SALISBURY — Rowan-Salisbury School’s graduation rate made a significant jump in the 2019-2020 school year, past the state average and more than a statewide increase.

The district went from an 85.4% rate in 2018-2019 to 89.1% in 2019-2020. The state, by comparison, ended up at 87.6%, a 1.1% increase over the previous year.

Kelly Burgess, RSS director of accountability, said remote learning and modified grading at the end of last semester may have hurt some students and helped others graduate, but pointed out the district did not just see an increase. Under the same framework, Rowan-Salisbury Schools exceeded the state average for all public schools.

Salisbury High School saw the largest jump — 8.6%. Three other high schools saw above-average increases, with South Rowan at 4.5%, Carson at 4.1% and East Rowan at 3.8%.

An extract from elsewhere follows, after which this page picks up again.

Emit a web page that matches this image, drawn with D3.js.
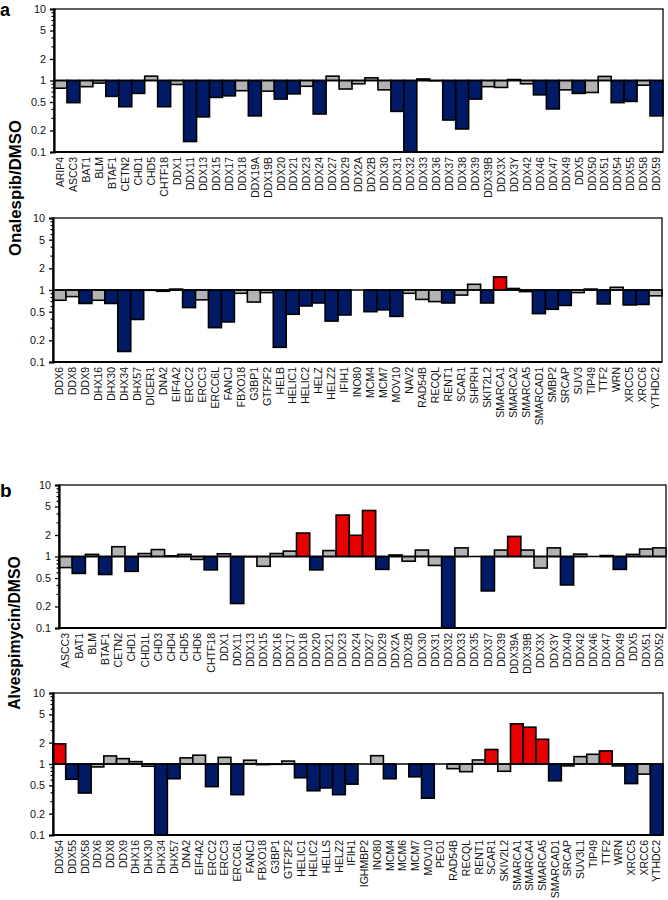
<!DOCTYPE html>
<html><head><meta charset="utf-8">
<script src="https://cdn.jsdelivr.net/npm/d3@7"></script>
<style>body{margin:0;background:#fff} svg{display:block;font-family:Arial,"Liberation Sans",sans-serif}</style>
</head><body><svg id="c" width="668" height="900"></svg>
<script>
// ---------- DATA ----------
const onaTopCats = ["ARIP4","ASCC3","BAT1","BLM","BTAF1","CETN2","CHD1","CHD5","CHTF18","DDX1","DDX11","DDX13","DDX15","DDX17","DDX18","DDX19A","DDX19B","DDX20","DDX21","DDX23","DDX24","DDX27","DDX29","DDX2A","DDX2B","DDX30","DDX31","DDX32","DDX33","DDX36","DDX37","DDX38","DDX39","DDX39B","DDX3X","DDX3Y","DDX42","DDX46","DDX47","DDX49","DDX5","DDX50","DDX51","DDX54","DDX55","DDX58","DDX59"];
const onaTopVals = [0.78,0.49,0.82,0.92,0.60,0.43,0.66,1.15,0.43,0.88,0.14,0.31,0.58,0.61,0.72,0.32,0.71,0.55,0.65,0.83,0.34,1.15,0.76,0.90,1.09,0.74,0.37,0.1,1.05,0.99,0.28,0.21,0.55,0.82,0.80,1.03,0.90,0.63,0.40,0.74,0.66,0.68,1.14,0.49,0.51,0.86,0.32];

const onaBotCats = ["DDX6","DDX8","DDX9","DHX16","DHX30","DHX34","DHX57","DICER1","DNA2","EIF4A2","ERCC2","ERCC3","ERCC6L","FANCJ","FBXO18","G3BP1","GTF2F2","HELB","HELIC1","HELIC2","HELZ","HELZ2","IFIH1","INO80","MCM4","MCM7","MOV10","NAV2","RAD54B","RECQL","RENT1","SCAR1","SHPRH","SKIT2L2","SMARCA1","SMARCA2","SMARCA5","SMARCAD1","SMBP2","SRCAP","SUV3","TIP49","TTF2","WRN","XRCC5","XRCC6","YTHDC2"];
const onaBotVals = [0.72,0.81,0.65,0.72,0.65,0.14,0.39,0.99,0.96,1.03,0.57,0.73,0.30,0.36,0.90,0.68,0.92,0.16,0.46,0.60,0.66,0.37,0.45,1.0,0.50,0.53,0.43,0.90,0.74,0.69,0.66,0.85,1.20,0.66,1.52,1.05,0.95,0.47,0.54,0.61,0.92,1.03,0.64,1.09,0.62,0.63,0.83];

const alvTopCats = ["ASCC3","BAT1","BLM","BTAF1","CETN2","CHD1","CHD1L","CHD3","CHD4","CHD5","CHD6","CHTF18","DDX1","DDX11","DDX13","DDX15","DDX16","DDX17","DDX18","DDX20","DDX21","DDX23","DDX24","DDX27","DDX29","DDX2A","DDX2B","DDX30","DDX31","DDX32","DDX33","DDX35","DDX37","DDX39","DDX39A","DDX39B","DDX3X","DDX3Y","DDX40","DDX42","DDX46","DDX47","DDX49","DDX5","DDX51","DDX52"];
const alvTopVals = [0.70,0.58,1.07,0.56,1.37,0.62,1.10,1.25,1.02,1.07,0.91,0.65,1.09,0.22,0.99,0.73,1.10,1.19,2.13,0.65,1.21,3.8,1.98,4.4,0.66,1.05,0.86,1.23,0.75,0.1,1.32,1.0,0.33,1.23,1.91,1.23,0.69,1.32,0.40,1.08,1.0,1.03,0.66,1.07,1.27,1.32];

const alvBotCats = ["DDX54","DDX55","DDX58","DDX6","DDX8","DDX9","DHX16","DHX30","DHX34","DHX57","DNA2","EIF4A2","ERCC2","ERCC3","ERCC6L","FANCJ","FBXO18","G3BP1","GTF2F2","HELIC1","HELIC2","HELLS","HELZ2","IFIH1","IGHMBP2","INO80","MCM4","MCM6","MCM7","MOV10","PEO1","RAD54B","RECQL","RENT1","SCAR1","SKIV2L2","SMARCA1","SMARCA4","SMARCA5","SMARCAD1","SRCAP","SUV3L1","TIP49","TTF2","WRN","XRCC5","XRCC6","YTHDC2"];
const alvBotVals = [1.92,0.61,0.39,0.91,1.30,1.19,1.08,0.93,0.1,0.62,1.22,1.33,0.48,1.24,0.37,1.13,0.98,0.99,1.10,0.64,0.42,0.46,0.37,0.52,1.0,1.31,0.62,1.0,0.66,0.33,1.0,0.86,0.78,1.14,1.6,0.79,3.68,3.30,2.23,0.58,0.94,1.27,1.37,1.53,0.94,0.53,0.72,0.1];

const yTickValues = [0.1,0.2,0.5,1,2,5,10];
const yTickLabels = ["0.1","0.2","0.5","1","2","5","10"];
const yMinorTicks = [0.3,0.4,0.6,0.7,0.8,0.9,3,4,6,7,8,9];
const panelLetters = ["a","b"];
const yTitles = ["Onalespib/DMSO","Alvespimycin/DMSO"];

// ---------- STYLE / LAYOUT ----------
const NAVY = "#001a66", RED = "#e60000", GRAY = "#b3b3b3";
const colorOf = v => v < 0.67 ? NAVY : (v > 1.5 ? RED : GRAY);

const svg = d3.select("#c");

const panels = [
  {cats: onaTopCats, vals: onaTopVals, left: 54, right: 663, top: 9,   bottom: 152},
  {cats: onaBotCats, vals: onaBotVals, left: 53, right: 662, top: 218, bottom: 362},
  {cats: alvTopCats, vals: alvTopVals, left: 59, right: 666, top: 485, bottom: 628},
  {cats: alvBotCats, vals: alvBotVals, left: 53, right: 663, top: 693, bottom: 835}
];

panels.forEach(p => {
  const g = svg.append("g");
  const x = d3.scaleBand().domain(p.cats).range([p.left, p.right]).padding(0);
  const y = d3.scaleLog().domain([0.1, 10]).range([p.bottom, p.top]);
  const y1 = y(1);

  g.append("rect").attr("x", p.left).attr("y", p.top)
    .attr("width", p.right - p.left).attr("height", p.bottom - p.top)
    .attr("fill", "none").attr("stroke", "#1a1a1a").attr("stroke-width", 1.4);

  g.selectAll("rect.bar").data(p.cats.map((c, i) => ({c, v: p.vals[i]})))
    .join("rect").attr("class", "bar")
    .attr("x", d => x(d.c))
    .attr("width", x.bandwidth())
    .attr("y", d => Math.min(y(Math.max(d.v, 0.1)), y1))
    .attr("height", d => Math.abs(y(Math.max(d.v, 0.1)) - y1))
    .attr("fill", d => colorOf(d.v))
    .attr("stroke", "#000").attr("stroke-width", 1.6);

  g.append("line").attr("x1", p.left).attr("x2", p.right)
    .attr("y1", y1).attr("y2", y1).attr("stroke", "#000").attr("stroke-width", 1.7);

  const ax = g.append("g").attr("transform", `translate(${p.left},0)`)
    .call(d3.axisLeft(y).tickValues(yTickValues)
      .tickFormat((d, i) => yTickLabels[i]).tickSize(4).tickPadding(4));
  ax.select(".domain").attr("stroke", "#000").attr("stroke-width", 2.2);
  ax.selectAll(".tick line").attr("stroke", "#000").attr("stroke-width", 1.3);
  ax.selectAll("text").attr("font-size", "10.8px").attr("fill", "#111")
    .attr("font-family", "Arial, 'Liberation Sans', sans-serif");

  const mx = g.append("g").attr("transform", `translate(${p.left},0)`)
    .call(d3.axisLeft(y).tickValues(yMinorTicks).tickFormat("").tickSize(2.5));
  mx.select(".domain").remove();
  mx.selectAll(".tick line").attr("stroke", "#000").attr("stroke-width", 1.2);

  g.append("line").attr("x1", p.left - 1).attr("x2", p.right)
    .attr("y1", p.bottom).attr("y2", p.bottom).attr("stroke", "#000").attr("stroke-width", 2.2);

  g.selectAll("text.xl").data(p.cats).join("text").attr("class", "xl")
    .attr("transform", d => `translate(${x(d) + x.bandwidth() / 2},${p.bottom + 5}) rotate(-90)`)
    .attr("text-anchor", "end").attr("dy", "0.36em")
    .attr("font-size", "10.5px").attr("fill", "#111")
    .text(d => d);
});

svg.append("text").attr("x", 0).attr("y", 16).attr("font-size", "18px")
  .attr("font-weight", "bold").text(panelLetters[0]);
svg.append("text").attr("x", 0).attr("y", 497).attr("font-size", "19px")
  .attr("font-weight", "bold").text(panelLetters[1]);

svg.append("text").attr("transform", "translate(21,188) rotate(-90)")
  .attr("text-anchor", "middle").attr("font-size", "16.8px").attr("font-weight", "bold")
  .text(yTitles[0]);
svg.append("text").attr("transform", "translate(20,633) rotate(-90)")
  .attr("text-anchor", "middle").attr("font-size", "15.8px").attr("font-weight", "bold")
  .text(yTitles[1]);
</script></body></html>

West Rowan, at 91%, and North Rowan, at 83.7%, saw their graduation rates stay the same.

Henderson Independent School’s graduation rate declined by 2.9%, but Burgess noted the alternative school has a different accountability model to traditional high schools.

Henderson mostly serves students who have serious conduct infractions. Burgess said the small number of students at the school means they influence the graduation rate more, and the goal with Henderson is often to return alternative students to their previous schools.

The district has taken on other metrics for student success besides graduation and test scores, examining areas like social and academic skills of students as well as their plans after they graduate, but Burgess said the rate is still a good data point that shows the outcome of what the district is doing.

“While some non-renewal districts may work to increase graduation rate by increasing test scores, I think what RSS is doing is a more comprehensive way of going about it,” Burgess said.

Just getting the number can be a challenge. There’s a whole manual on how to do it, but it’s generally the rate at which students graduate after four years in high school. When a student begins ninth grade, the clock starts ticking on whether he or she will boost or lower the percentage four years later.

Rowan County Early College had the highest graduation rate — more than 95%, but Carson had the highest among traditional high schools — 93%.

Carson Principal Benjamin Crawford attributed the high and climbing rate at Carson to the culture at the school and the expectation that students will be successful when they get there.

Crawford has only been principal at Carson for a year and does not take credit for work that has been going on at the school for years. He offered an analogy for the school’s mentality.

“How successful would UPS be if 90% of the packages that they shipped got where they need to be?” Crawford asked. “That would be unacceptable for a company like that. So that’s our belief too. These kids are way more important than the packages that UPS is shipping. We have a job to do, which is to take them from point A, walking in the door, to point B, which is graduation.”

He gave credit to other staff, particularly support roles like school social workers and counselors who are part of building that culture.

Crawford pointed out the challenge is often reaching students who are at risk, not those who would graduate with no intervention on the part of the school, which makes up what on paper is a few percentage points but could account for a large number of students who slipped through the cracks.